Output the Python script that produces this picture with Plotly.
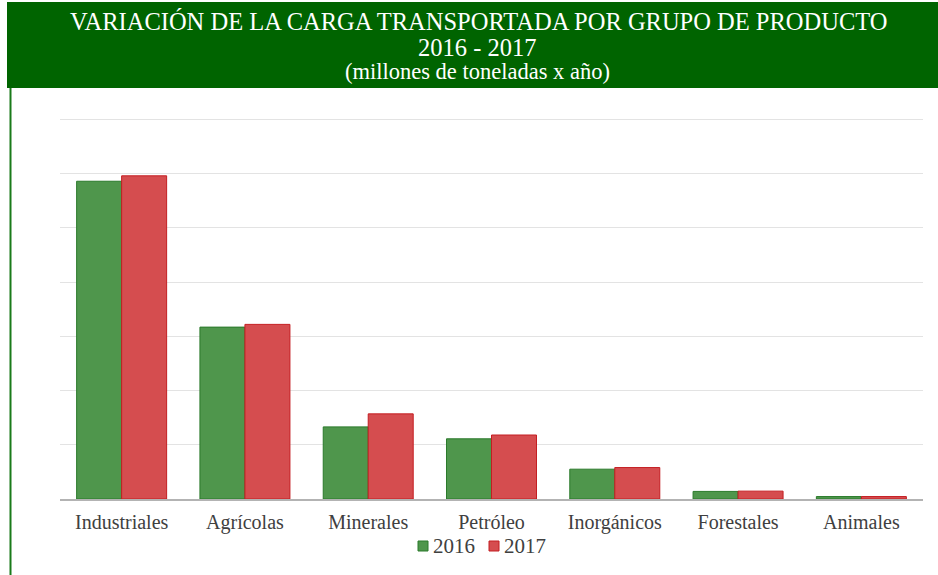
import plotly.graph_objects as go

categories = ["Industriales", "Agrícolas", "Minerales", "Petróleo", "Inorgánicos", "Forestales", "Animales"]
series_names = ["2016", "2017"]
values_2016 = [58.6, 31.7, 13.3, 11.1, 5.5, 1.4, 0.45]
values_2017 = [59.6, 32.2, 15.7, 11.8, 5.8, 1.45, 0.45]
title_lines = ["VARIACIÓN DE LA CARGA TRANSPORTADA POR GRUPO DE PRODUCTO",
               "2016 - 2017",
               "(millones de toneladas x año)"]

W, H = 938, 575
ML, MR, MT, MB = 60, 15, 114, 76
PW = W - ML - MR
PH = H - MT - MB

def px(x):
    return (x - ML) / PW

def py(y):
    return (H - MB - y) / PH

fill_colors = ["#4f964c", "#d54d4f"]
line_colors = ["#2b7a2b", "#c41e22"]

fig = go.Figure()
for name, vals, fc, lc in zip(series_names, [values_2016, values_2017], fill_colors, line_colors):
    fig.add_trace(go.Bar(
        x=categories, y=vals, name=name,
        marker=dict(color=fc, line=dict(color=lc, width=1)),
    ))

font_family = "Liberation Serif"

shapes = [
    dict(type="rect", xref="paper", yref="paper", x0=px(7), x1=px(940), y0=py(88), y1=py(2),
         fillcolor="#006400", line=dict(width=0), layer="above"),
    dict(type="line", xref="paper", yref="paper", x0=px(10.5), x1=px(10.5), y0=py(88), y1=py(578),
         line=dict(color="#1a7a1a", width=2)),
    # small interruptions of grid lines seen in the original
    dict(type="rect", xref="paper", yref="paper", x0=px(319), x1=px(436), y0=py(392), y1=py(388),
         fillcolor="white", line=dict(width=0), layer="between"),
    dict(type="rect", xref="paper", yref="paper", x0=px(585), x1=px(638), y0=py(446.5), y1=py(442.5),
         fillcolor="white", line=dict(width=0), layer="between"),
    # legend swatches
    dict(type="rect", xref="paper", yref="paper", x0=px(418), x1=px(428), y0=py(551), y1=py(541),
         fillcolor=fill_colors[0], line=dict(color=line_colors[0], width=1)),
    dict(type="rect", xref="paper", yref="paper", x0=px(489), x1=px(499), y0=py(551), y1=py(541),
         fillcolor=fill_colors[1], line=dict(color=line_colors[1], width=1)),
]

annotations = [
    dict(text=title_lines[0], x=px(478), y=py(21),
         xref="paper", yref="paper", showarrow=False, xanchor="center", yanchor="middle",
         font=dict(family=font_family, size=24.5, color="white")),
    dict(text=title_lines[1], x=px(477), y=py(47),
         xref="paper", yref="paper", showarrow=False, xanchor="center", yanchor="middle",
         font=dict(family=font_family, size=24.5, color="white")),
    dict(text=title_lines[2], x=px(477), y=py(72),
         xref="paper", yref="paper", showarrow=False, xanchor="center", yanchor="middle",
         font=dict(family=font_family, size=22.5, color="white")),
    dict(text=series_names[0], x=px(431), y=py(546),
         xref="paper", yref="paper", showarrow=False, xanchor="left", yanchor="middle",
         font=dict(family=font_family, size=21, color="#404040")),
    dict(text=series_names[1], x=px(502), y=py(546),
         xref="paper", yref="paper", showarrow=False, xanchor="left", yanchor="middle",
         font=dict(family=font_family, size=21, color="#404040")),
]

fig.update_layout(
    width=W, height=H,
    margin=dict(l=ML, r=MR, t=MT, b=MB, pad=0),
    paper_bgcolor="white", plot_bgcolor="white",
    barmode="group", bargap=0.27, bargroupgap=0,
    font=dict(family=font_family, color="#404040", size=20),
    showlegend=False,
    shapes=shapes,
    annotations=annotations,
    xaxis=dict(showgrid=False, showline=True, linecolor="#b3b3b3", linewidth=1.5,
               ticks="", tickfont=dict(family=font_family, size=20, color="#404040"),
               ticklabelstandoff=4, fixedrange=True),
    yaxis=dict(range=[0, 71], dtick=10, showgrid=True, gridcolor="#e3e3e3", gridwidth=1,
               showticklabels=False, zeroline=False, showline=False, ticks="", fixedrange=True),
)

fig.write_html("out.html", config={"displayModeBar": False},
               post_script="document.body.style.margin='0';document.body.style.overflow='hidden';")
* * *
Reproduce each line word for word and drop the pictures.

Correct output:
Output the Python script that produces this picture with Plotly.
import plotly.graph_objects as go

categories = ["Industriales", "Agrícolas", "Minerales", "Petróleo", "Inorgánicos", "Forestales", "Animales"]
series_names = ["2016", "2017"]
values_2016 = [58.6, 31.7, 13.3, 11.1, 5.5, 1.4, 0.45]
values_2017 = [59.6, 32.2, 15.7, 11.8, 5.8, 1.45, 0.45]
title_lines = ["VARIACIÓN DE LA CARGA TRANSPORTADA POR GRUPO DE PRODUCTO",
               "2016 - 2017",
               "(millones de toneladas x año)"]

W, H = 938, 575
ML, MR, MT, MB = 60, 15, 114, 76
PW = W - ML - MR
PH = H - MT - MB

def px(x):
    return (x - ML) / PW

def py(y):
    return (H - MB - y) / PH

fill_colors = ["#4f964c", "#d54d4f"]
line_colors = ["#2b7a2b", "#c41e22"]

fig = go.Figure()
for name, vals, fc, lc in zip(series_names, [values_2016, values_2017], fill_colors, line_colors):
    fig.add_trace(go.Bar(
        x=categories, y=vals, name=name,
        marker=dict(color=fc, line=dict(color=lc, width=1)),
    ))

font_family = "Liberation Serif"

shapes = [
    dict(type="rect", xref="paper", yref="paper", x0=px(7), x1=px(940), y0=py(88), y1=py(2),
         fillcolor="#006400", line=dict(width=0), layer="above"),
    dict(type="line", xref="paper", yref="paper", x0=px(10.5), x1=px(10.5), y0=py(88), y1=py(578),
         line=dict(color="#1a7a1a", width=2)),
    # small interruptions of grid lines seen in the original
    dict(type="rect", xref="paper", yref="paper", x0=px(319), x1=px(436), y0=py(392), y1=py(388),
         fillcolor="white", line=dict(width=0), layer="between"),
    dict(type="rect", xref="paper", yref="paper", x0=px(585), x1=px(638), y0=py(446.5), y1=py(442.5),
         fillcolor="white", line=dict(width=0), layer="between"),
    # legend swatches
    dict(type="rect", xref="paper", yref="paper", x0=px(418), x1=px(428), y0=py(551), y1=py(541),
         fillcolor=fill_colors[0], line=dict(color=line_colors[0], width=1)),
    dict(type="rect", xref="paper", yref="paper", x0=px(489), x1=px(499), y0=py(551), y1=py(541),
         fillcolor=fill_colors[1], line=dict(color=line_colors[1], width=1)),
]

annotations = [
    dict(text=title_lines[0], x=px(478), y=py(21),
         xref="paper", yref="paper", showarrow=False, xanchor="center", yanchor="middle",
         font=dict(family=font_family, size=24.5, color="white")),
    dict(text=title_lines[1], x=px(477), y=py(47),
         xref="paper", yref="paper", showarrow=False, xanchor="center", yanchor="middle",
         font=dict(family=font_family, size=24.5, color="white")),
    dict(text=title_lines[2], x=px(477), y=py(72),
         xref="paper", yref="paper", showarrow=False, xanchor="center", yanchor="middle",
         font=dict(family=font_family, size=22.5, color="white")),
    dict(text=series_names[0], x=px(431), y=py(546),
         xref="paper", yref="paper", showarrow=False, xanchor="left", yanchor="middle",
         font=dict(family=font_family, size=21, color="#404040")),
    dict(text=series_names[1], x=px(502), y=py(546),
         xref="paper", yref="paper", showarrow=False, xanchor="left", yanchor="middle",
         font=dict(family=font_family, size=21, color="#404040")),
]

fig.update_layout(
    width=W, height=H,
    margin=dict(l=ML, r=MR, t=MT, b=MB, pad=0),
    paper_bgcolor="white", plot_bgcolor="white",
    barmode="group", bargap=0.27, bargroupgap=0,
    font=dict(family=font_family, color="#404040", size=20),
    showlegend=False,
    shapes=shapes,
    annotations=annotations,
    xaxis=dict(showgrid=False, showline=True, linecolor="#b3b3b3", linewidth=1.5,
               ticks="", tickfont=dict(family=font_family, size=20, color="#404040"),
               ticklabelstandoff=4, fixedrange=True),
    yaxis=dict(range=[0, 71], dtick=10, showgrid=True, gridcolor="#e3e3e3", gridwidth=1,
               showticklabels=False, zeroline=False, showline=False, ticks="", fixedrange=True),
)

fig.write_html("out.html", config={"displayModeBar": False},
               post_script="document.body.style.margin='0';document.body.style.overflow='hidden';")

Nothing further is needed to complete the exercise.